→ **AIM OF THE EXERCISE**: Only the lines from the start of the data below through the line that contains "return (H - B - y) / PH" are to be copied, exactly and without pictures.

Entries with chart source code
____________________

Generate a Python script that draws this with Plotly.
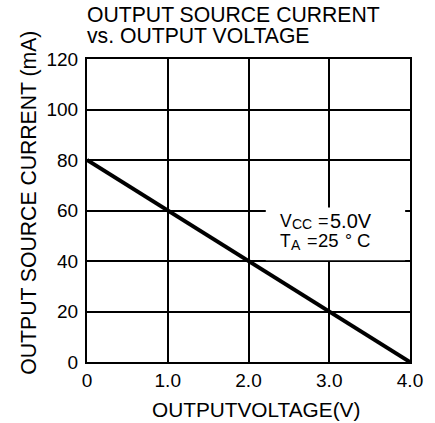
import plotly.graph_objects as go

voltage = [0.0, 4.0]
current = [80, 0]
x_ticks = [0, 1, 2, 3, 4]
x_tick_labels = ["0", "1.0", "2.0", "3.0", "4.0"]
y_ticks = [0, 20, 40, 60, 80, 100, 120]
y_tick_labels = ["0", "20", "40", "60", "80", "100", "120"]

FONT = "Liberation Sans, Arial, sans-serif"
L, R, T, B = 87, 21, 59, 61
W, H = 435, 423
PW, PH = W - L - R, H - T - B


def px(x):
    return (x - L) / PW


def py(y):
    return (H - B - y) / PH


fig = go.Figure()
fig.add_trace(go.Scatter(x=voltage, y=current, mode="lines",
                         line=dict(color="black", width=4), showlegend=False))

fig.add_shape(type="rect", xref="x", yref="y", x0=2.214, x1=3.94, y0=40.3, y1=61.2,
              fillcolor="white", line=dict(width=0), layer="above")


def a(text, x, y, size, xanchor="left", **kw):
    return dict(text=text, xref="paper", yref="paper", x=px(x), y=py(y),
                xanchor=xanchor, yanchor="middle", showarrow=False,
                font=dict(size=size), borderpad=0, **kw)


ann = [
    a("OUTPUT SOURCE CURRENT", 86, 14, 21.2),
    a("vs. OUTPUT VOLTAGE", 86, 35.5, 21.2),
    a("OUTPUTVOLTAGE(V)", 258, 409, 20.8, xanchor="center"),
    a("OUTPUT SOURCE CURRENT (mA)", 27.5, 202.5, 21.2, xanchor="center", textangle=-90),
    # V_CC = 5.0V
    a("V", 281, 220.5, 17.5),
    a("CC", 294, 223.5, 14),
    a("=", 320, 220.5, 18),
    a("5.0V", 332, 220.5, 20),
    # T_A = 25 °C
    a("T", 281, 241, 17.5),
    a("A", 293, 244.5, 14),
    a("=", 309, 241, 18),
    a("25", 320, 241, 18.5),
    a("°", 347, 241, 17.5),
    a("C", 359, 241, 18.5),
]

fig.update_layout(
    width=W, height=H,
    margin=dict(l=L, r=R, t=T, b=B),
    paper_bgcolor="white", plot_bgcolor="white",
    font=dict(family=FONT, color="black"),
    annotations=ann,
    xaxis=dict(range=[0, 4], tickvals=x_ticks, ticktext=x_tick_labels,
               showgrid=True, gridcolor="black", gridwidth=2,
               showline=True, linecolor="black", linewidth=2, mirror=True,
               zeroline=False, ticks="", tickfont=dict(size=19), fixedrange=True),
    yaxis=dict(range=[0, 120], tickvals=y_ticks, ticktext=y_tick_labels,
               showgrid=True, gridcolor="black", gridwidth=2,
               showline=True, linecolor="black", linewidth=2, mirror=True,
               zeroline=False, ticks="", tickfont=dict(size=19), fixedrange=True,
               ticklabelstandoff=3),
)

fig.write_html("out.html", config={"displayModeBar": False},
               post_script="document.body.style.margin='0';")
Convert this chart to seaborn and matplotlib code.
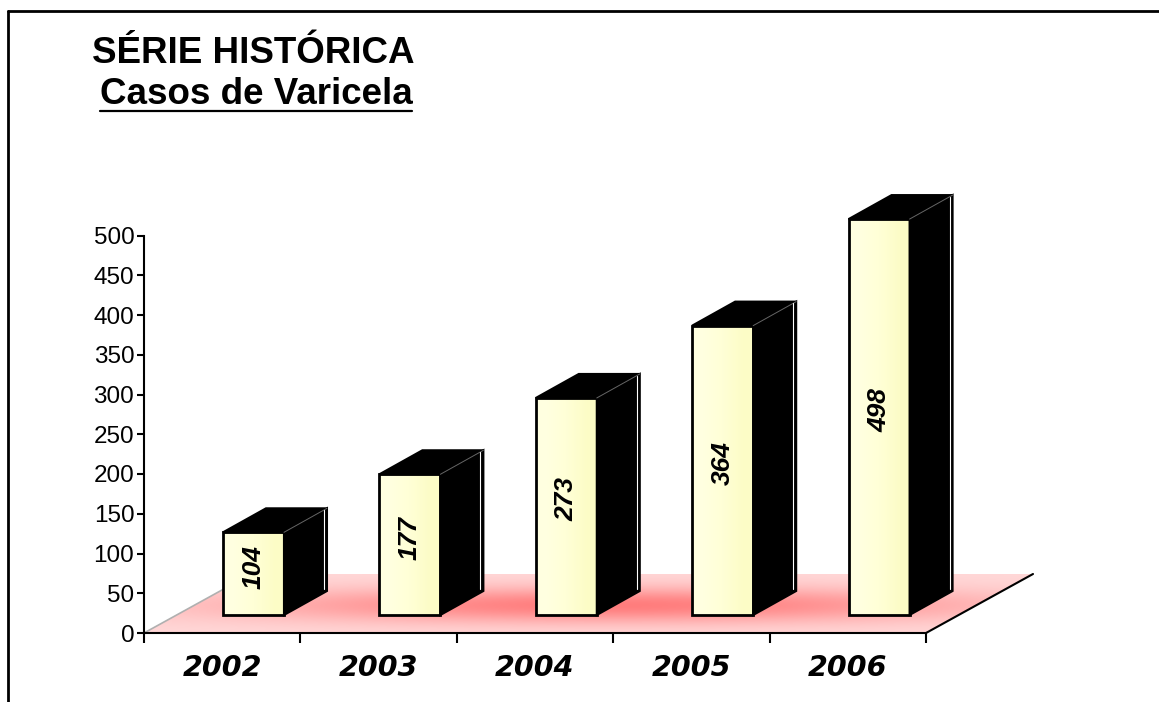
import numpy as np
import matplotlib
matplotlib.use("Agg")
import matplotlib.pyplot as plt
import seaborn as sns
from matplotlib.patches import Polygon
from matplotlib.lines import Line2D

# data
anos = ['2002', '2003', '2004', '2005', '2006']
casos = [104, 177, 273, 364, 498]
yticks = list(range(0, 501, 50))
titulo = 'SÉRIE HISTÓRICA'
subtitulo = 'Casos de Varicela'

sns.set_style('white')
plt.rcParams['font.family'] = ['Liberation Sans', 'DejaVu Sans']
plt.rcParams['text.color'] = 'black'
plt.rcParams['xtick.color'] = 'black'
plt.rcParams['ytick.color'] = 'black'
plt.rcParams['axes.labelcolor'] = 'black'

W, H = 1159, 702
fig = plt.figure(figsize=(W / 100, H / 100), dpi=100)

# plot area in pixels
x0_px, y0_px = 144, 633
cat_px = 156.4      # width of one category
unit_px = 0.795     # pixels per case
right_px, top_px = 1150, 150
ax = fig.add_axes([x0_px / W, (H - y0_px) / H, (right_px - x0_px) / W, (y0_px - top_px) / H])
xmax = -0.5 + (right_px - x0_px) / cat_px
ymax = (y0_px - top_px) / unit_px

# fake 3d offsets (data units)
floor_dx, floor_dy = 107 / cat_px, 59 / unit_px
bar_sx, bar_sy = 0.2, 18 / unit_px
bar_dx, bar_dy = 43 / cat_px, 24 / unit_px
bar_w = 61 / cat_px

sns.barplot(x=anos, y=casos, width=bar_w, color='#ffffcc', saturation=1,
            edgecolor='black', linewidth=2, ax=ax, zorder=3)

# pink floor with soft gradient
fx = [-0.5, 4.5, 4.5 + floor_dx, -0.5 + floor_dx]
fy = [0, 0, floor_dy, floor_dy]
floor = Polygon(list(zip(fx, fy)), closed=True, facecolor='none', edgecolor='none')
ax.add_patch(floor)
gx = np.linspace(-0.5, 4.5 + floor_dx, 400)
gy = np.linspace(0, floor_dy, 120)
GX, GY = np.meshgrid(gx, gy)
w = np.exp(-((GY / floor_dy - 0.47) / 0.3) ** 2) * np.exp(-((GX - 2.5) / 2.4) ** 2)
light = np.array([1.0, 0.85, 0.85])
dark = np.array([1.0, 0.49, 0.49])
img = light + w[..., None] * (dark - light)
im = ax.imshow(img, extent=[gx[0], gx[-1], 0, floor_dy], origin='lower',
               aspect='auto', zorder=1, interpolation='bilinear')
im.set_clip_path(floor)
ax.plot([-0.5, -0.5 + floor_dx], [0, floor_dy], color='#b0b0b0', lw=1.2, zorder=2)
ax.plot([4.5, 4.5 + floor_dx], [0, floor_dy], color='black', lw=1.5, zorder=2, clip_on=False)

# bars: front face gradient, black side and top
face_grad = np.array([[[1.0, 1.0, 0.88], [1.0, 1.0, 0.84], [0.99, 0.99, 0.78]]])
for bar, v in zip(ax.containers[0], casos):
    bar.set_x(bar.get_x() + bar_sx)
    bar.set_y(bar_sy)
    bar.set_facecolor('none')
    xl = bar.get_x()
    xr = xl + bar.get_width()
    yb = bar_sy
    yt = yb + bar.get_height()
    ax.imshow(face_grad, extent=[xl, xr, yb, yt], aspect='auto', zorder=2.5,
              interpolation='bilinear')
    side = Polygon([(xr, yb), (xr + bar_dx, yb + bar_dy), (xr + bar_dx, yt + bar_dy), (xr, yt)],
                   closed=True, facecolor='black', edgecolor='black', lw=1.5, zorder=3)
    top = Polygon([(xl, yt), (xr, yt), (xr + bar_dx, yt + bar_dy), (xl + bar_dx, yt + bar_dy)],
                  closed=True, facecolor='black', edgecolor='black', lw=1.5, zorder=3)
    ax.add_patch(side)
    ax.add_patch(top)
    ax.plot([xr, xr + bar_dx], [yt, yt + bar_dy], color='#666666', lw=0.7, zorder=4)
    ax.plot([xr + bar_dx - 3 / cat_px] * 2, [yb + bar_dy + 2, yt + bar_dy - 2],
            color='white', lw=0.8, zorder=4)
    ax.text((xl + xr) / 2, yb + v / 2 + 7 / unit_px, str(v), rotation=90,
            ha='center', va='center', fontsize=19, fontweight='bold',
            fontstyle='italic', zorder=5)

# axes
ax.set_xlim(-0.5, xmax)
ax.set_ylim(0, ymax)
ax.set_xlabel('')
ax.set_ylabel('')
ax.set_yticks(yticks)
ax.tick_params(axis='y', left=True, length=5, width=1.5, labelsize=17.5, pad=2)
ax.set_xticks(range(len(anos)))
ax.set_xticklabels(anos, fontsize=20.5, fontweight='bold', fontstyle='italic',
                   family='DejaVu Sans')
ax.set_xticks(np.arange(-0.5, len(anos)), minor=True)
ax.tick_params(axis='x', which='major', length=0, pad=15)
ax.tick_params(axis='x', which='minor', bottom=True, length=7, width=1.5)
for s in ['top', 'right']:
    ax.spines[s].set_visible(False)
ax.spines['left'].set_bounds(0, 500)
ax.spines['bottom'].set_bounds(-0.5, 4.5)
for s in ['left', 'bottom']:
    ax.spines[s].set_linewidth(1.5)
    ax.spines[s].set_color('black')
    ax.spines[s].set_zorder(6)

# titles
fig.text(253 / W, 1 - 63 / H, titulo, ha='center', va='baseline', fontsize=26.5, fontweight='bold')
t2 = fig.text(256 / W, 1 - 104 / H, subtitulo, ha='center', va='baseline', fontsize=26.5,
              fontweight='bold')
fig.canvas.draw()
bb = t2.get_window_extent()
fig.add_artist(Line2D([bb.x0 / W, bb.x1 / W], [1 - 111 / H] * 2, color='black', lw=1.6))

# outer frame (left and top edges)
fig.add_artist(Line2D([8 / W, 8 / W], [0, 1 - 10.5 / H], color='black', lw=2))
fig.add_artist(Line2D([8 / W, 1], [1 - 10.5 / H] * 2, color='black', lw=2))

fig.savefig('out.png', dpi=100)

____________________

→ **EXERCISE SOLUTION**:
Generate a Python script that draws this with Plotly.
import plotly.graph_objects as go

voltage = [0.0, 4.0]
current = [80, 0]
x_ticks = [0, 1, 2, 3, 4]
x_tick_labels = ["0", "1.0", "2.0", "3.0", "4.0"]
y_ticks = [0, 20, 40, 60, 80, 100, 120]
y_tick_labels = ["0", "20", "40", "60", "80", "100", "120"]

FONT = "Liberation Sans, Arial, sans-serif"
L, R, T, B = 87, 21, 59, 61
W, H = 435, 423
PW, PH = W - L - R, H - T - B


def px(x):
    return (x - L) / PW


def py(y):
    return (H - B - y) / PH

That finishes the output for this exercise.